HEALTH

Antibiotics Aren’t Always What the Doctor Orders

By Lauren Wanko
Correspondent

A sore throat and cough prompted patient Casey Befumo to visit with her doctor, except she’s not necessarily looking for an antibiotic.

“I rather do home remedies — water, rest, fluids,” she said.

That’s welcome news to Meridian Medical Group’s Dr. Ladan Ilkhani. She says about half her patients want a prescription for antibiotics they don’t need.

Why does she think that is? “They expect to get something when you come to a doctor, just like when I go to a store I expect to get something. They treat it in that kind of setting. They want to feel better and the mentality is that antibiotics will do that,” she said.

“It’s absolutely shocking how much antibiotics are used that are probably unnecessary. We estimate that about 50 percent of all antibiotics that are prescribed for respiratory infections are unnecessary,” said Dr. Lauri Hicks.

The CDC’s Dr. Hicks says the agency has lots of data that reveals over-prescribing is quite common. It can lead to antibiotic resistance. The CDC indicates each year, nationwide at least 2 million people become infected with bacteria that are resistant to antibiotics and at least 23,000 people die as a direct result of these infections.

“I’ll take a very simple antibiotic for, example penicillin. Antibiotic resistance basically means bacteria that used to be able to take penicillin and be killed by penicillin have now found a way to manipulate their cells to not let the penicillin kick in, and that’s scary,” Dr. Ilkhani said.

Which is why Casey, a mom of two, tries to limit the antibiotics her kids take too.

“With my children growing up, I want them to be able to fight off some kind of disease they may get in the future that they might need antibiotics for,” she said.

Another problem? Serious, adverse events, says Dr. Hicks.

“They’re actually a leading reason for emergency room visits for drug side effects. They’re responsible for one out of every five visits. The problem is not only is this costly from an individual standpoint, but these adverse events account for more than $30 billion in excess health care costs each year,” she said.

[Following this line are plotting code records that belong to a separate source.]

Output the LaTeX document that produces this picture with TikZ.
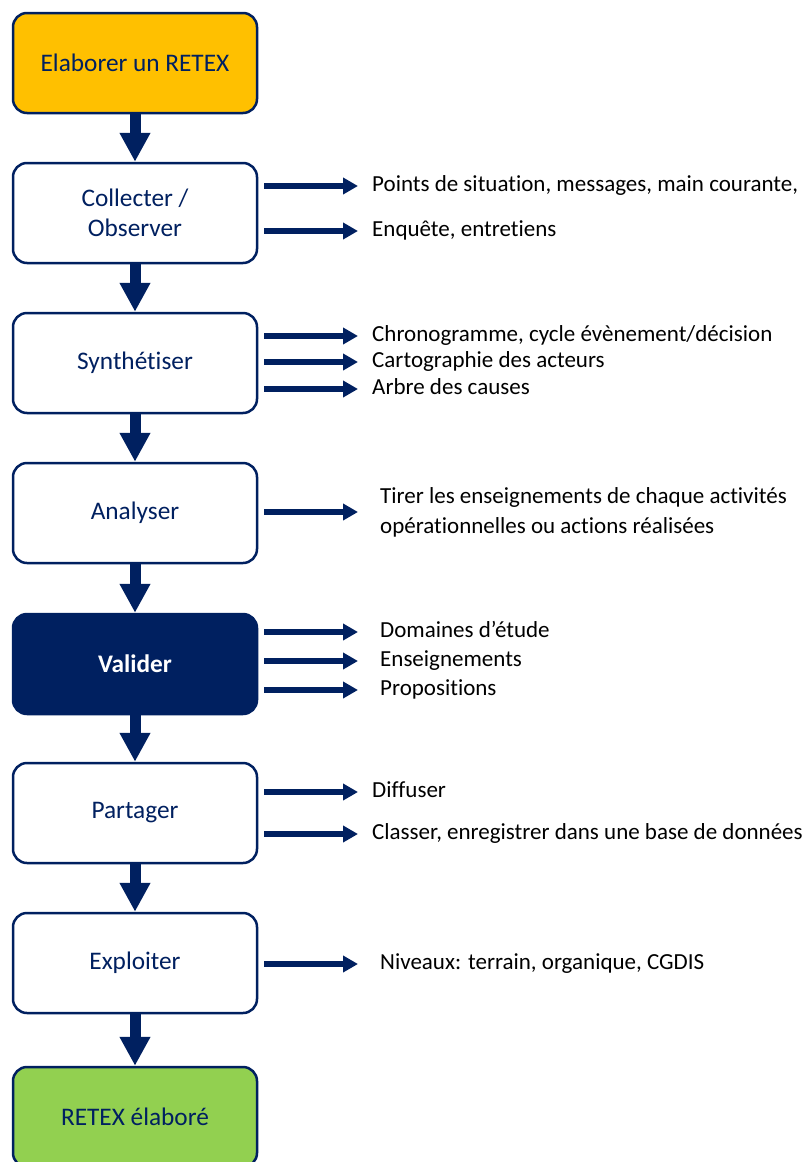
\documentclass[tikz,border=0pt]{standalone}
\usepackage{fontspec}
\setmainfont[Ligatures=NoCommon]{Carlito}
\usetikzlibrary{arrows.meta}
\definecolor{navy}{HTML}{002060}
\definecolor{boxyellow}{HTML}{FFC000}
\definecolor{boxgreen}{HTML}{92D050}
\begin{document}
\begin{tikzpicture}[x=1pt,y=-1pt,
  box/.style={draw=navy, line width=2.5pt, rounded corners=14pt, minimum width=244pt, minimum height=100pt, fill=white, text=navy, font=\fontsize{25.3}{30}\selectfont, align=center, inner sep=0pt},
  note/.style={anchor=west, inner sep=0pt, font=\fontsize{23}{27}\selectfont, text height=16pt, text depth=5pt},
  notetwo/.style={anchor=west, inner sep=0pt, font=\fontsize{23}{30}\selectfont, align=left},
  down/.style={draw=navy, line width=11pt, -{Triangle[width=29pt,length=29pt]}},
  side/.style={draw=navy, line width=6.5pt, -{Triangle[width=16pt,length=15pt]}, shorten <=6pt}]
\useasboundingbox (0,0) rectangle (811,1162);
\fill[white] (0,0) rectangle (811,1162);

\node[box, fill=boxyellow] (b1) at (135,63) {Elaborer un RETEX};
\node[box] (b2) at (135,213) {Collecter /\\Observer};
\node[box] (b3) at (135,363) {Synthétiser};
\node[box] (b4) at (135,513) {Analyser};
\node[box, fill=navy, text=white, font=\fontsize{25.3}{30}\selectfont\bfseries] (b5) at (135,664) {Valider};
\node[box] (b6) at (135,813) {Partager};
\node[box] (b7) at (135,963) {Exploiter};
\node[box, fill=boxgreen] (b8) at (135,1117) {RETEX élaboré};

\draw[down] (b1) -- (b2);
\draw[down] (b2) -- (b3);
\draw[down] (b3) -- (b4);
\draw[down] (b4) -- (b5);
\draw[down] (b5) -- (b6);
\draw[down] (b6) -- (b7);
\draw[down] (b7) -- (b8);

% Collecter
\node[note] (n21) at (372,186) {Points de situation, messages, main courante,};
\node[note] (n22) at (372,231) {Enquête, entretiens};
\draw[side, shorten >=14pt] (b2.east |- n21.west) -- (n21.west);
\draw[side, shorten >=14pt] (b2.east |- n22.west) -- (n22.west);

% Synthetiser
\node[note] (n31) at (372,336) {Chronogramme, cycle évènement/décision};
\node[note] (n32) at (372,362) {Cartographie des acteurs};
\node[note] (n33) at (372,389) {Arbre des causes};
\draw[side, shorten >=14pt] (b3.east |- n31.west) -- (n31.west);
\draw[side, shorten >=14pt] (b3.east |- n32.west) -- (n32.west);
\draw[side, shorten >=14pt] (b3.east |- n33.west) -- (n33.west);

% Analyser
\node[notetwo] (n41) at (380,512) {Tirer les enseignements de chaque activités\\opérationnelles ou actions réalisées};
\draw[side, shorten >=22pt] (b4.east |- n41.west) -- (n41.west);

% Valider
\node[note] (n51) at (380,632) {Domaines d’étude};
\node[note] (n52) at (380,661) {Enseignements};
\node[note] (n53) at (380,690) {Propositions};
\draw[side, shorten >=22pt] (b5.east |- n51.west) -- (n51.west);
\draw[side, shorten >=22pt] (b5.east |- n52.west) -- (n52.west);
\draw[side, shorten >=22pt] (b5.east |- n53.west) -- (n53.west);

% Partager
\node[note] (n61) at (372,792) {Diffuser};
\node[note] (n62) at (372,834) {Classer, enregistrer dans une base de données};
\draw[side, shorten >=14pt] (b6.east |- n61.west) -- (n61.west);
\draw[side, shorten >=14pt] (b6.east |- n62.west) -- (n62.west);

% Exploiter
\node[note] (n71) at (380,964) {Niveaux: terrain, organique, CGDIS};
\draw[side, shorten >=22pt] (b7.east |- n71.west) -- (n71.west);
\end{tikzpicture}
\end{document}
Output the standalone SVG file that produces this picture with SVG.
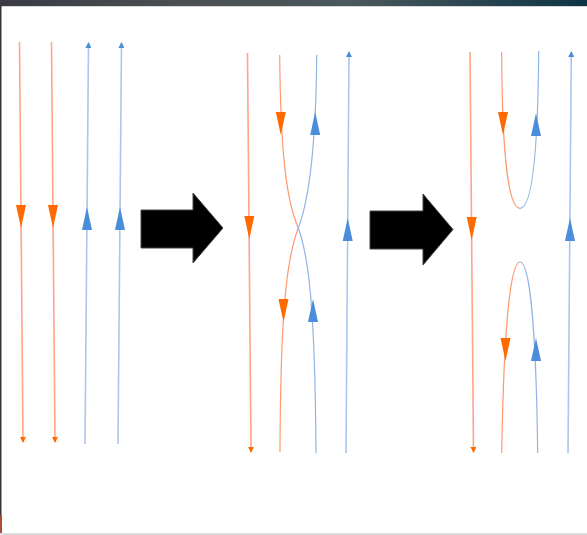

Antibiotics cannot treat viruses like the flu and common cold, says the doctor.

“Bronchitis, ear infections, sometimes even sore throat, sinus infections, you know a lot of times certain viruses cause these and they won’t help if you take antibiotics,” Dr. Ilkhani said.

The doctor just started giving out a medical goodie bag of sorts to patients looking for an antibiotic that they don’t really need. It’s full of over the counter medications that can be used to alleviate many of the cold and allergy symptoms that patients think they need a prescription for.

For patients with a sore throat like Casey, Dr. Ilkhani performs a quick strep test. If it’s positive, then she’ll prescribe an antibiotic.

“But a lot of the times when the test is negative we just say there are some over the counter medications you can take, lozenges, fluid, rest and of course follow up if the symptoms don’t get better,” Dr. Ilkhani said.

Which is exactly what the doctor prescribed to Casey.